European Central Bank Doubles Down On Climate Activism Even As Federal Reserve Backs Off
A general view shows the photovoltaic solar pannels at the power plant in La Colle des Mees, Alpes de Haute Provence, southeastern France, on April 17, 2019. - The 112,000 solar panels cover an area of 200 hectares with a total capacity of 100MW. (Photo by GERARD JULIEN / AFP) (Photo credit should read GERARD JULIEN/AFP via Getty Images)
GERARD JULIEN/AFP via Getty Images

European Central Bank Executive Board Member Isabel Schnabel contended that monetary policy should be used to accelerate the “green transition” as Federal Reserve Chair Jerome Powell asserted the opposite.

The two policymakers presented their views on Tuesday during the Symposium on Central Bank Independence in Sweden. Schnabel remarked during her speech that the European Central Bank should align policy decisions with the goals established by the Paris Agreement.

“While governments need to accelerate their efforts to put the economy on a path towards net zero emissions, the drastic change in the macroeconomic and financial environment over the past year also requires central banks to review the scale and scope of their own contribution to the green transition,” she told policymakers. “We will increasingly address climate risks in our risk control and collateral frameworks, including by eventually making climate-related corporate disclosures compulsory for bonds to remain eligible as collateral in our refinancing operations.”

Schnabel said that the European Central Bank should consider “reshuffling the portfolio” toward “greener” bond issuers, as well as “foster incentives” for companies to reduce emissions. She added that “fiscal policy needs to remain in the driving seat and accelerate the green transition.”

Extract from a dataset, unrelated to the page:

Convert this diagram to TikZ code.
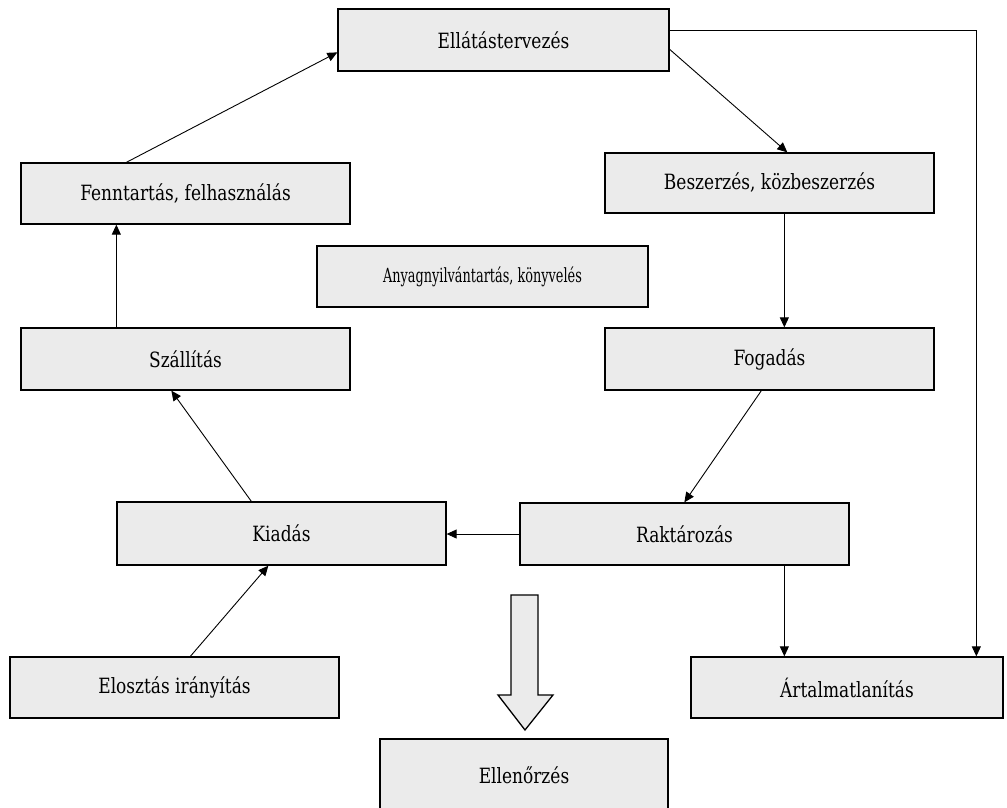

The remarks from Schnabel contrast with the approach advocated by Powell, who called on fellow central bankers to “stick to our knitting” and not “wander off to pursue perceived social benefits that are not tightly linked to our statutory goals and authorities.”

“Some analysts ask whether incorporating into bank supervision the perceived risks associated with climate change is appropriate, wise, and consistent with our existing mandates,” he commented. “Addressing climate change seems likely to require policies that would have significant distributional and other effects on companies, industries, regions, and nations. Decisions about policies to directly address climate change should be made by the elected branches of government and thus reflect the public’s will as expressed through elections.”

The Federal Reserve has nevertheless introduced a number of programs in recent months to consider perceived “climate-related financial risks.” Officials unveiled an initiative with six American banks to examine various risk scenarios posed by climate change and revealed plans to work with the Treasury Department to consider the private sector’s approach to purported climate risk. Democratic lawmakers have introduced a bill to incorporate social issues such as racial equity into the mandate of the Federal Reserve.

The European Central Bank has explicit objectives to “better understand, monitor, and manage climate-related risks,” as well as “support an orderly transition to a carbon-neutral economy.” The Bank of England has likewise launched initiatives meant to help executives foster an economy with net zero emissions.

Central banks across the world are currently working to maintain price stability amid inflationary pressures that follow government lockdown mandates. An estimate from the International Monetary Fund said that global inflation was expected to reach 8.8% in 2022 before a decline to 6.5% in 2023 and 4.1% in 2024. Policymakers at the Federal Reserve raised rates by three-quarters of a percentage point on four consecutive occasions last year before implementing a half-percent increase last month, causing higher rates across the economy.